Russia will only experience a short-lived economic benefit from hosting the 2018 FIFA World Cup tournament, says Moody’s Investors Service in a report published today.
The report, “Cross-Sector — Russia 2018 FIFA World Cup will have varying short-lived effects for most rated issuers,” is now available on www.moodys.com. The research is an update to the markets and does not constitute a rating action.
Much of the economic impact has already been felt through infrastructure spending, and even there the impact has been limited. World Cup-related investments in 2013-17 accounted for only 1% of total investments.
“The games will last just one month and the associated economic stimulus will pale in comparison to the size of Russia’s $1.3 trillion economy,” said Kristin Lindow, a Senior Vice President and analyst at Moody’s. “We do not expect the World Cup to make a meaningful contribution to broader economic growth.”

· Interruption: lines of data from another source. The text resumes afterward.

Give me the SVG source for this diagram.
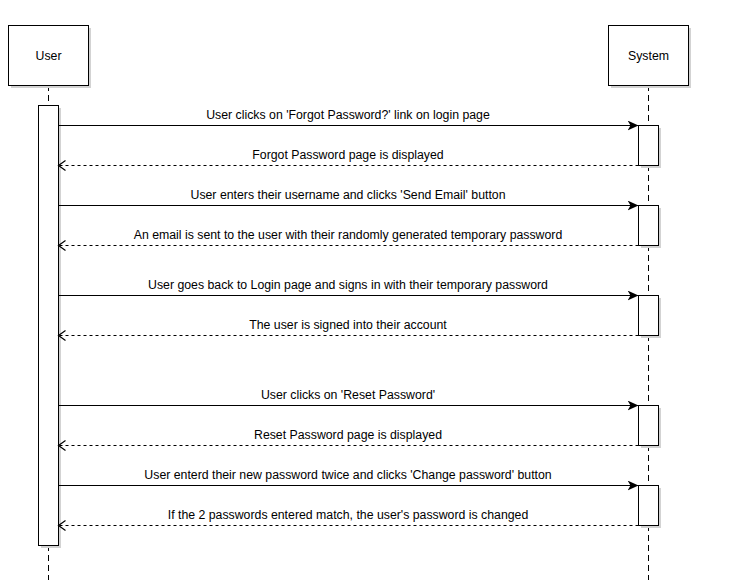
<svg xmlns="http://www.w3.org/2000/svg" width="730" height="587" viewBox="0 0 730 587">
<defs>
<marker id="fill" markerWidth="12" markerHeight="12" refX="11" refY="5" orient="auto" markerUnits="userSpaceOnUse">
<path d="M0,0 L11,5 L0,10 L3,5 Z" fill="#000"/>
</marker>
<marker id="open" markerWidth="12" markerHeight="12" refX="8" refY="5" orient="auto" markerUnits="userSpaceOnUse">
<path d="M1,0 L8,5 L1,10" fill="none" stroke="#000" stroke-width="1.2"/>
</marker>
</defs>
<style>
.box{fill:#fff;stroke:#000;stroke-width:1}
.shadow{fill:#d3d3d3}
.life{stroke:#000;stroke-width:1;stroke-dasharray:6 4;fill:none}
.msg{stroke:#000;stroke-width:1;fill:none}
.ret{stroke:#000;stroke-width:1;fill:none;stroke-dasharray:3 3}
text{font-family:"Liberation Sans",Arial,sans-serif;font-size:12.3px;fill:#000;text-anchor:middle}
</style>
<rect width="730" height="587" fill="#fff"/>
<g id="lifelines">
<line class="life" x1="48.5" y1="85" x2="48.5" y2="580"/>
<line class="life" x1="648.5" y1="85" x2="648.5" y2="580"/>
</g>
<g id="user">
<rect class="shadow" x="11" y="28" width="80" height="60"/>
<rect class="box" x="8.5" y="25.5" width="80" height="60"/>
<text x="48.5" y="60">User</text>
</g>
<g id="system">
<rect class="shadow" x="611" y="28" width="80" height="60"/>
<rect class="box" x="608.5" y="25.5" width="80" height="60"/>
<text x="648.5" y="60">System</text>
</g>
<g id="user-activation">
<rect class="shadow" x="41" y="108" width="20" height="440"/>
<rect class="box" x="38.5" y="105.5" width="20" height="440"/>
</g>
<g id="system-activations">
<rect class="shadow" x="641" y="128" width="20" height="40"/>
<rect class="box" x="638.5" y="125.5" width="20" height="40"/>
<rect class="shadow" x="641" y="208" width="20" height="40"/>
<rect class="box" x="638.5" y="205.5" width="20" height="40"/>
<rect class="shadow" x="641" y="298" width="20" height="40"/>
<rect class="box" x="638.5" y="295.5" width="20" height="40"/>
<rect class="shadow" x="641" y="408" width="20" height="40"/>
<rect class="box" x="638.5" y="405.5" width="20" height="40"/>
<rect class="shadow" x="641" y="488" width="20" height="40"/>
<rect class="box" x="638.5" y="485.5" width="20" height="40"/>
</g>
<g id="connectors">
<line class="msg" x1="58.5" y1="125.5" x2="638.5" y2="125.5" marker-end="url(#fill)"/>
<line class="ret" x1="638.5" y1="165.5" x2="58.5" y2="165.5" marker-end="url(#open)"/>
<line class="msg" x1="58.5" y1="205.5" x2="638.5" y2="205.5" marker-end="url(#fill)"/>
<line class="ret" x1="638.5" y1="245.5" x2="58.5" y2="245.5" marker-end="url(#open)"/>
<line class="msg" x1="58.5" y1="295.5" x2="638.5" y2="295.5" marker-end="url(#fill)"/>
<line class="ret" x1="638.5" y1="335.5" x2="58.5" y2="335.5" marker-end="url(#open)"/>
<line class="msg" x1="58.5" y1="405.5" x2="638.5" y2="405.5" marker-end="url(#fill)"/>
<line class="ret" x1="638.5" y1="445.5" x2="58.5" y2="445.5" marker-end="url(#open)"/>
<line class="msg" x1="58.5" y1="485.5" x2="638.5" y2="485.5" marker-end="url(#fill)"/>
<line class="ret" x1="638.5" y1="525.5" x2="58.5" y2="525.5" marker-end="url(#open)"/>
</g>
<g id="labels">
<text x="348" y="119">User clicks on 'Forgot Password?' link on login page</text>
<text x="348" y="159">Forgot Password page is displayed</text>
<text x="348" y="199">User enters their username and clicks 'Send Email' button</text>
<text x="348" y="239">An email is sent to the user with their randomly generated temporary password</text>
<text x="348" y="289">User goes back to Login page and signs in with their temporary password</text>
<text x="348" y="329">The user is signed into their account</text>
<text x="348" y="399">User clicks on 'Reset Password'</text>
<text x="348" y="439">Reset Password page is displayed</text>
<text x="348" y="479">User enterd their new password twice and clicks 'Change password' button</text>
<text x="348" y="519">If the 2 passwords entered match, the user's password is changed</text>
</g>
</svg>
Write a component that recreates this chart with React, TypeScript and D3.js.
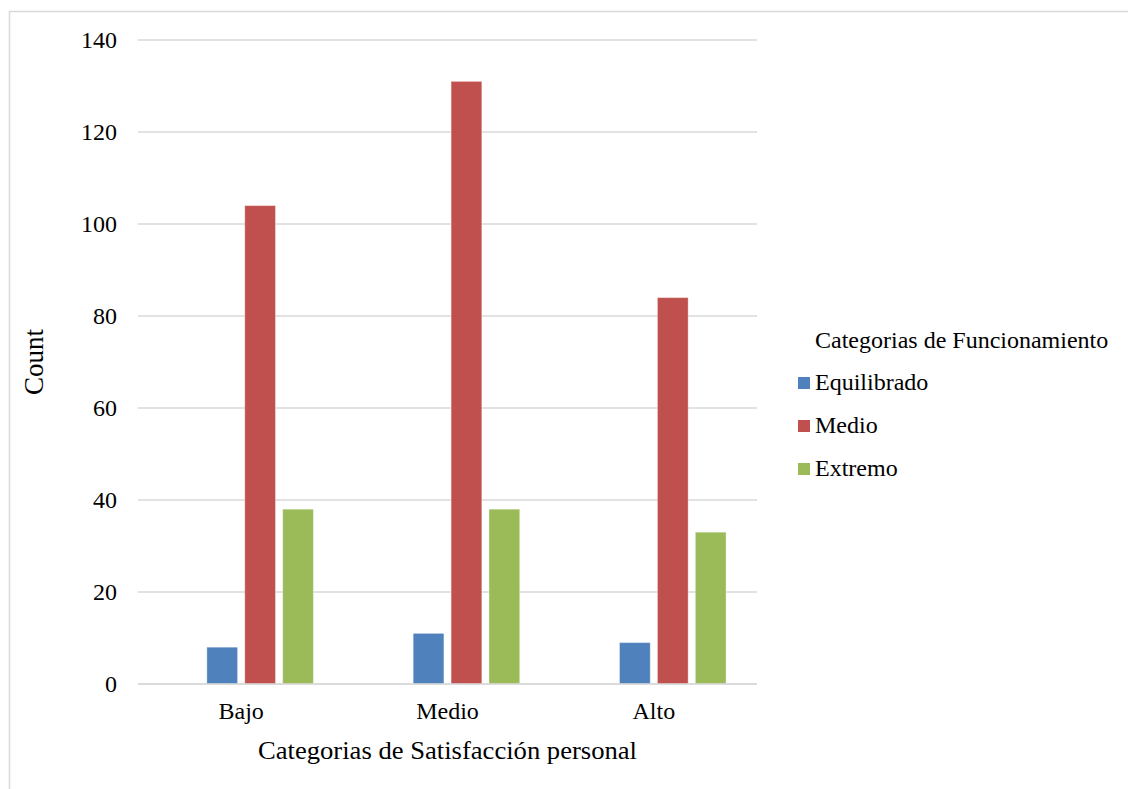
import React from "react";
import * as d3 from "d3";

const categories = ["Bajo", "Medio", "Alto"];
const seriesNames = ["Equilibrado", "Medio", "Extremo"];
const equilibrado = [8, 11, 9];
const medio = [104, 131, 84];
const extremo = [38, 38, 33];
const seriesColors = ["#4F81BD", "#C0504D", "#9BBB59"];
const yTicks = [0, 20, 40, 60, 80, 100, 120, 140];
// SPSS-style layout reserves one empty slot before the three series
const slots = ["(vacío)", ...seriesNames];

const W = 1128;
const H = 789;
const left = 138;
const right = 757;
const top = 40;
const bottom = 684;
const FONT = "'Liberation Serif', 'Times New Roman', serif";

export default function App() {
  const seriesValues = [equilibrado, medio, extremo];
  const x0 = d3.scaleBand<string>().domain(categories).range([left, right]).paddingInner(0.3).paddingOuter(0.15);
  const x1 = d3.scaleBand<string>().domain(slots).range([0, x0.bandwidth()]).paddingInner(0.19).paddingOuter(0);
  const y = d3.scaleLinear().domain([0, 140]).range([bottom, top]);

  return (
    <div style={{ position: "absolute", left: 0, top: 0 }}>
      <svg width={W} height={H} style={{ display: "block" }}>
        <rect x={0} y={0} width={W} height={H} fill="#fff" />
        <rect x={9.5} y={11.5} width={W + 20} height={H + 20} fill="none" stroke="#d9d9d9" strokeWidth={1.5} />
        {yTicks.map((t) => (
          <g key={t}>
            <line x1={left} x2={right} y1={y(t)} y2={y(t)} stroke="#d9d9d9" strokeWidth={1.4} />
            <text x={117} y={y(t)} dy="0.35em" textAnchor="end" fontFamily={FONT} fontSize={24} fill="#000">
              {t}
            </text>
          </g>
        ))}
        {categories.map((c, ci) => (
          <g key={c}>
            {seriesNames.map((s, si) => {
              const v = seriesValues[si][ci];
              return (
                <rect
                  key={s}
                  x={(x0(c) as number) + (x1(s) as number)}
                  y={y(v)}
                  width={x1.bandwidth()}
                  height={y(0) - y(v)}
                  fill={seriesColors[si]}
                  stroke="#ffffff"
                  strokeOpacity={0.35}
                  strokeWidth={1}
                />
              );
            })}
            <text x={(x0(c) as number) + x0.bandwidth() / 2} y={719} textAnchor="middle" fontFamily={FONT} fontSize={24} fill="#000">
              {c}
            </text>
          </g>
        ))}
        <line x1={left} x2={right} y1={y(0)} y2={y(0)} stroke="#d9d9d9" strokeWidth={1.4} />
        <text
          x={(left + right) / 2}
          y={759}
          textAnchor="middle"
          fontFamily={FONT}
          fontSize={26}
          textLength={379}
          lengthAdjust="spacingAndGlyphs"
          fill="#000"
        >
          Categorias de Satisfacción personal
        </text>
        <text
          transform={`translate(43, 362) rotate(-90)`}
          textAnchor="middle"
          fontFamily={FONT}
          fontSize={27}
          fill="#000"
        >
          Count
        </text>
        <text x={815} y={348} fontFamily={FONT} fontSize={24} fill="#000">
          Categorias de Funcionamiento
        </text>
        {seriesNames.map((s, i) => (
          <g key={s}>
            <rect x={798} y={377 + i * 43} width={12} height={12} fill={seriesColors[i]} />
            <text x={815} y={390 + i * 43} fontFamily={FONT} fontSize={24} fill="#000">
              {s}
            </text>
          </g>
        ))}
      </svg>
    </div>
  );
}
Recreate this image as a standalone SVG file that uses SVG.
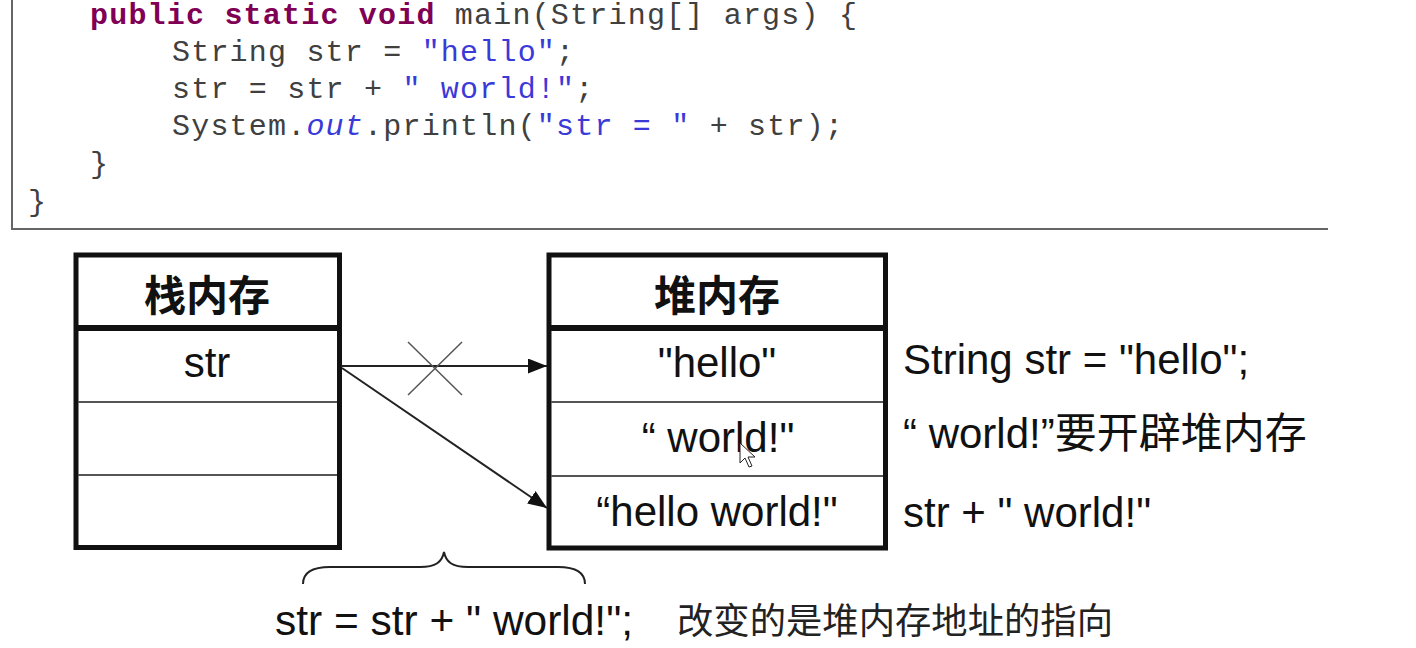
<svg xmlns="http://www.w3.org/2000/svg" width="1416" height="648" viewBox="0 0 1416 648">
<style>
.code{font-family:"Liberation Mono","DejaVu Sans Mono",monospace;font-size:30px;letter-spacing:1.2px;fill:#404040}
.kw{fill:#7f0055;font-weight:bold}
.str{fill:#3a3ad8}
.fld{fill:#3a3ad8;font-style:italic}
.title{font-family:"Noto Sans CJK SC",sans-serif;font-size:42px;font-weight:bold;fill:#111;text-anchor:middle}
.cell{font-family:"Liberation Sans","Noto Sans CJK SC",sans-serif;font-size:42px;fill:#111;text-anchor:middle}
.lbl{font-family:"Liberation Sans","Noto Sans CJK SC",sans-serif;font-size:42px;fill:#111}
.cn{font-family:"Noto Sans CJK SC",sans-serif;font-size:36px;fill:#222}
.frame{fill:#fff;stroke:#111;stroke-width:5}
.hdr{stroke:#111;stroke-width:6}
.row{stroke:#555;stroke-width:2}
.conn{stroke:#222;stroke-width:2;fill:none}
</style>
<defs>
<marker id="ah" markerUnits="userSpaceOnUse" markerWidth="19" markerHeight="15" refX="19" refY="7.5" orient="auto">
<path d="M0,0 L19,7.5 L0,15 z" fill="#111"/>
</marker>
</defs>
<rect width="1416" height="648" fill="#fff"/>
<g id="code">
<path d="M12,-2 V229 H1328" fill="none" stroke="#666" stroke-width="2"/>
<text class="code" x="90" y="24" xml:space="preserve"><tspan class="kw">public static void</tspan> main(String[] args) {</text>
<text class="code" x="172" y="61" xml:space="preserve">String str = <tspan class="str">"hello"</tspan>;</text>
<text class="code" x="172" y="98" xml:space="preserve">str = str + <tspan class="str">" world!"</tspan>;</text>
<text class="code" x="172" y="135" xml:space="preserve">System.<tspan class="fld">out</tspan>.println(<tspan class="str">"str = "</tspan> + str);</text>
<text class="code" x="90" y="173">}</text>
<text class="code" x="28" y="211">}</text>
</g>
<g id="stack">
<rect class="frame" x="76" y="255" width="263.5" height="292.5"/>
<line class="hdr" x1="76" y1="328" x2="339.5" y2="328"/>
<line class="row" x1="78" y1="402" x2="337" y2="402"/>
<line class="row" x1="78" y1="475" x2="337" y2="475"/>
<text class="title" x="207" y="311">栈内存</text>
<text class="cell" x="207" y="377">str</text>
</g>
<g id="heap">
<rect class="frame" x="549" y="255" width="336.5" height="293"/>
<line class="hdr" x1="549" y1="328" x2="885.5" y2="328"/>
<line class="row" x1="551" y1="402" x2="883" y2="402"/>
<line class="row" x1="551" y1="476" x2="883" y2="476"/>
<text class="title" x="717" y="311">堆内存</text>
<text class="cell" x="717" y="377">"hello"</text>
<text class="cell" x="718" y="452">“ world!"</text>
<text class="cell" x="717" y="526">“hello world!"</text>
</g>
<g id="connectors">
<line class="conn" x1="341" y1="366" x2="547" y2="366" marker-end="url(#ah)"/>
<line class="conn" x1="342" y1="368" x2="547" y2="508" marker-end="url(#ah)"/>
<g stroke="#555" stroke-width="1.5">
<line x1="408" y1="342" x2="462" y2="395"/>
<line x1="408" y1="395" x2="462" y2="342"/>
</g>
<path class="conn" stroke="#333" d="M303,584 C303,572 313,567 330,567 L420,567 C436,567 442,562 444,552 C446,562 452,567 468,567 L558,567 C575,567 585,572 585,584"/>
</g>
<g id="labels">
<text class="lbl" x="903" y="374">String str = "hello";</text>
<text class="lbl" x="903" y="448">“ world!”要开辟堆内存</text>
<text class="lbl" x="903" y="527">str + " world!"</text>
<text class="lbl" x="275" y="635" textLength="358" lengthAdjust="spacingAndGlyphs">str = str + " world!";</text>
<text class="cn" x="677" y="634" textLength="436" lengthAdjust="spacingAndGlyphs">改变的是堆内存地址的指向</text>
</g>
<g id="cursor">
<path d="M740,443 L740,463 L745,458 L749,467 L752,466 L748,457 L755,457 Z" fill="#fff" stroke="#222" stroke-width="1"/>
</g>
</svg>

Nonetheless, host cities have seen an improvement in transport and utility infrastructure as a result.
For the Russian regions, new infrastructure will generate additional tax revenue and decrease future capital spending, with Mordovia Republic (unrated) and Kaliningrad Oblast (unrated) benefitting the most. Conversely, World Cup spending has negatively impacted government finances in other regions, such as City of St. Petersburg (Ba1 positive), Samara Oblast (Ba3 positive) and lead to a build-up in debt.
Russian food retailers, hotels, telecoms, and transport will see a temporary boost in revenue, but the impact will be a one-off, leading to no material changes to business fundamentals or credit profiles. Moscow-based airports are among the key beneficiaries in the transport sector because upgraded facilities will support higher passenger flows, even after the event.
Construction companies are also among the key beneficiaries, but they would have already felt much of the impact.